===== Records provided

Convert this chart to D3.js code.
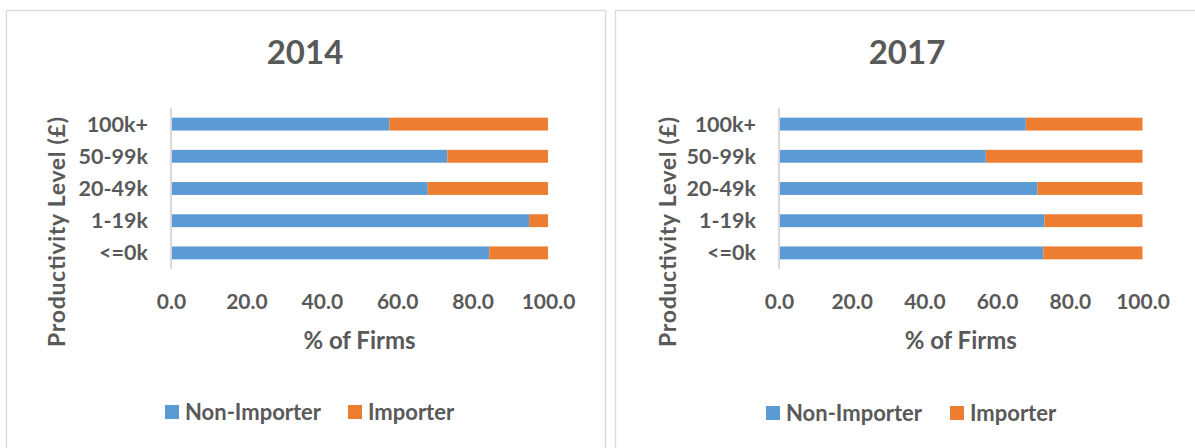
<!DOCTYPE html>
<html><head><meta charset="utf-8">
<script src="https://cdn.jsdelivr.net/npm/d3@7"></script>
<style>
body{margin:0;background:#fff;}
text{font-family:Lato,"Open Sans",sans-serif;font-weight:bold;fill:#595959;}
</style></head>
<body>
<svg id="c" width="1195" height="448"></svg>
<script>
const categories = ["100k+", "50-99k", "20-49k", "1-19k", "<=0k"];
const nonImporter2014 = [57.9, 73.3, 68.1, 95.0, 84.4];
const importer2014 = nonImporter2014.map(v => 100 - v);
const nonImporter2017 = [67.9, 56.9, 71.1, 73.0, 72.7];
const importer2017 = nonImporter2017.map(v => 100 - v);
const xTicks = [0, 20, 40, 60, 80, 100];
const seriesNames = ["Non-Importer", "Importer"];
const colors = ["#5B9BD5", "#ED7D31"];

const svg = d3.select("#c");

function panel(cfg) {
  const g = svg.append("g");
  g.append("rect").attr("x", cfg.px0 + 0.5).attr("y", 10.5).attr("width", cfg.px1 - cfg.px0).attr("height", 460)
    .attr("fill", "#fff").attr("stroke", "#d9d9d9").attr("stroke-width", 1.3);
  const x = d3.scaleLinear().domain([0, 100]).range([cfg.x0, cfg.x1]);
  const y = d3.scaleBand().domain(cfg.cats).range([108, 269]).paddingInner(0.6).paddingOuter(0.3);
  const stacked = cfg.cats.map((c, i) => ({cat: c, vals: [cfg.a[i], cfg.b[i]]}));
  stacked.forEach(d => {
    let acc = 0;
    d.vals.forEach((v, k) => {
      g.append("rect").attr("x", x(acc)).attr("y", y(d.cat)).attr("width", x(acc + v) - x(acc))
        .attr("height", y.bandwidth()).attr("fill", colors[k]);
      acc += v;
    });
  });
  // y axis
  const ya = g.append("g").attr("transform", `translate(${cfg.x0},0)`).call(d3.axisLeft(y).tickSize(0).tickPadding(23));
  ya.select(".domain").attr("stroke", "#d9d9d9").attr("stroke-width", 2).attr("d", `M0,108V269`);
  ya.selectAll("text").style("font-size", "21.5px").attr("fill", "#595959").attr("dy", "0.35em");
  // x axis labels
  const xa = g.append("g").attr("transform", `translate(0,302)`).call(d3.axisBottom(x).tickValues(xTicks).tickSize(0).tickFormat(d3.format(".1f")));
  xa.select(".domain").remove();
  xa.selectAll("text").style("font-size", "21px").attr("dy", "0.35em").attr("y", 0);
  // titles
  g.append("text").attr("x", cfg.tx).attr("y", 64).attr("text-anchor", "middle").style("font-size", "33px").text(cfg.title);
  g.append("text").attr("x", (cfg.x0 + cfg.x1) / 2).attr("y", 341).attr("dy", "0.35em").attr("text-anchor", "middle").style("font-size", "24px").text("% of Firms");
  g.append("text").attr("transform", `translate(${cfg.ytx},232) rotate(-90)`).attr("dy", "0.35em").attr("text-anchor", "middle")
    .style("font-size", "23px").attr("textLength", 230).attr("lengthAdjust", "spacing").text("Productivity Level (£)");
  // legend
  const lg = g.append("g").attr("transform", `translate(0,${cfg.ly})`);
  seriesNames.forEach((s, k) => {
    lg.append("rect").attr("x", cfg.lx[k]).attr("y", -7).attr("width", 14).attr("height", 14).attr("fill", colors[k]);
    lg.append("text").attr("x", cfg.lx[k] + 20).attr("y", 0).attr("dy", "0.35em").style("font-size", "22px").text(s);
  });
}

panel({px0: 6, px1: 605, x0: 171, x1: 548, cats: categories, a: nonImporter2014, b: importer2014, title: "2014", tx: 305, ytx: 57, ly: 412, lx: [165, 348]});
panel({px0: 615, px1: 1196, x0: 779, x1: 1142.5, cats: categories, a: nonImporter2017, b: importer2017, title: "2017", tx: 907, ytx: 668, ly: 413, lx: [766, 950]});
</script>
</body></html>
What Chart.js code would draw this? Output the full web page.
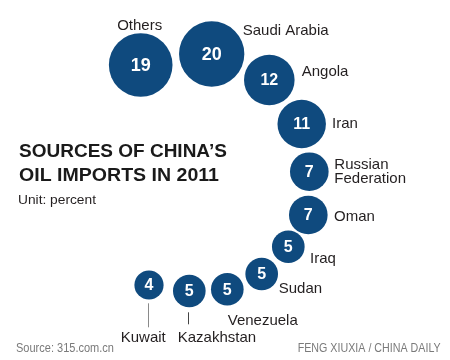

==========

Working from the material above, transcribe it exactly while omitting pictures.

Convert this chart to D3.js code.
<!DOCTYPE html>
<html><head><meta charset="utf-8">
<script src="https://cdn.jsdelivr.net/npm/d3@7"></script>
<style>
body{margin:0;background:#fff;}
text{font-family:Lato,"Open Sans",sans-serif;font-weight:bold;fill:#595959;}
</style></head>
<body>
<svg id="c" width="1195" height="448"></svg>
<script>
const categories = ["100k+", "50-99k", "20-49k", "1-19k", "<=0k"];
const nonImporter2014 = [57.9, 73.3, 68.1, 95.0, 84.4];
const importer2014 = nonImporter2014.map(v => 100 - v);
const nonImporter2017 = [67.9, 56.9, 71.1, 73.0, 72.7];
const importer2017 = nonImporter2017.map(v => 100 - v);
const xTicks = [0, 20, 40, 60, 80, 100];
const seriesNames = ["Non-Importer", "Importer"];
const colors = ["#5B9BD5", "#ED7D31"];

const svg = d3.select("#c");

function panel(cfg) {
  const g = svg.append("g");
  g.append("rect").attr("x", cfg.px0 + 0.5).attr("y", 10.5).attr("width", cfg.px1 - cfg.px0).attr("height", 460)
    .attr("fill", "#fff").attr("stroke", "#d9d9d9").attr("stroke-width", 1.3);
  const x = d3.scaleLinear().domain([0, 100]).range([cfg.x0, cfg.x1]);
  const y = d3.scaleBand().domain(cfg.cats).range([108, 269]).paddingInner(0.6).paddingOuter(0.3);
  const stacked = cfg.cats.map((c, i) => ({cat: c, vals: [cfg.a[i], cfg.b[i]]}));
  stacked.forEach(d => {
    let acc = 0;
    d.vals.forEach((v, k) => {
      g.append("rect").attr("x", x(acc)).attr("y", y(d.cat)).attr("width", x(acc + v) - x(acc))
        .attr("height", y.bandwidth()).attr("fill", colors[k]);
      acc += v;
    });
  });
  // y axis
  const ya = g.append("g").attr("transform", `translate(${cfg.x0},0)`).call(d3.axisLeft(y).tickSize(0).tickPadding(23));
  ya.select(".domain").attr("stroke", "#d9d9d9").attr("stroke-width", 2).attr("d", `M0,108V269`);
  ya.selectAll("text").style("font-size", "21.5px").attr("fill", "#595959").attr("dy", "0.35em");
  // x axis labels
  const xa = g.append("g").attr("transform", `translate(0,302)`).call(d3.axisBottom(x).tickValues(xTicks).tickSize(0).tickFormat(d3.format(".1f")));
  xa.select(".domain").remove();
  xa.selectAll("text").style("font-size", "21px").attr("dy", "0.35em").attr("y", 0);
  // titles
  g.append("text").attr("x", cfg.tx).attr("y", 64).attr("text-anchor", "middle").style("font-size", "33px").text(cfg.title);
  g.append("text").attr("x", (cfg.x0 + cfg.x1) / 2).attr("y", 341).attr("dy", "0.35em").attr("text-anchor", "middle").style("font-size", "24px").text("% of Firms");
  g.append("text").attr("transform", `translate(${cfg.ytx},232) rotate(-90)`).attr("dy", "0.35em").attr("text-anchor", "middle")
    .style("font-size", "23px").attr("textLength", 230).attr("lengthAdjust", "spacing").text("Productivity Level (£)");
  // legend
  const lg = g.append("g").attr("transform", `translate(0,${cfg.ly})`);
  seriesNames.forEach((s, k) => {
    lg.append("rect").attr("x", cfg.lx[k]).attr("y", -7).attr("width", 14).attr("height", 14).attr("fill", colors[k]);
    lg.append("text").attr("x", cfg.lx[k] + 20).attr("y", 0).attr("dy", "0.35em").style("font-size", "22px").text(s);
  });
}

panel({px0: 6, px1: 605, x0: 171, x1: 548, cats: categories, a: nonImporter2014, b: importer2014, title: "2014", tx: 305, ytx: 57, ly: 412, lx: [165, 348]});
panel({px0: 615, px1: 1196, x0: 779, x1: 1142.5, cats: categories, a: nonImporter2017, b: importer2017, title: "2017", tx: 907, ytx: 668, ly: 413, lx: [766, 950]});
</script>
</body></html>
What Chart.js code would draw this? Output the full web page.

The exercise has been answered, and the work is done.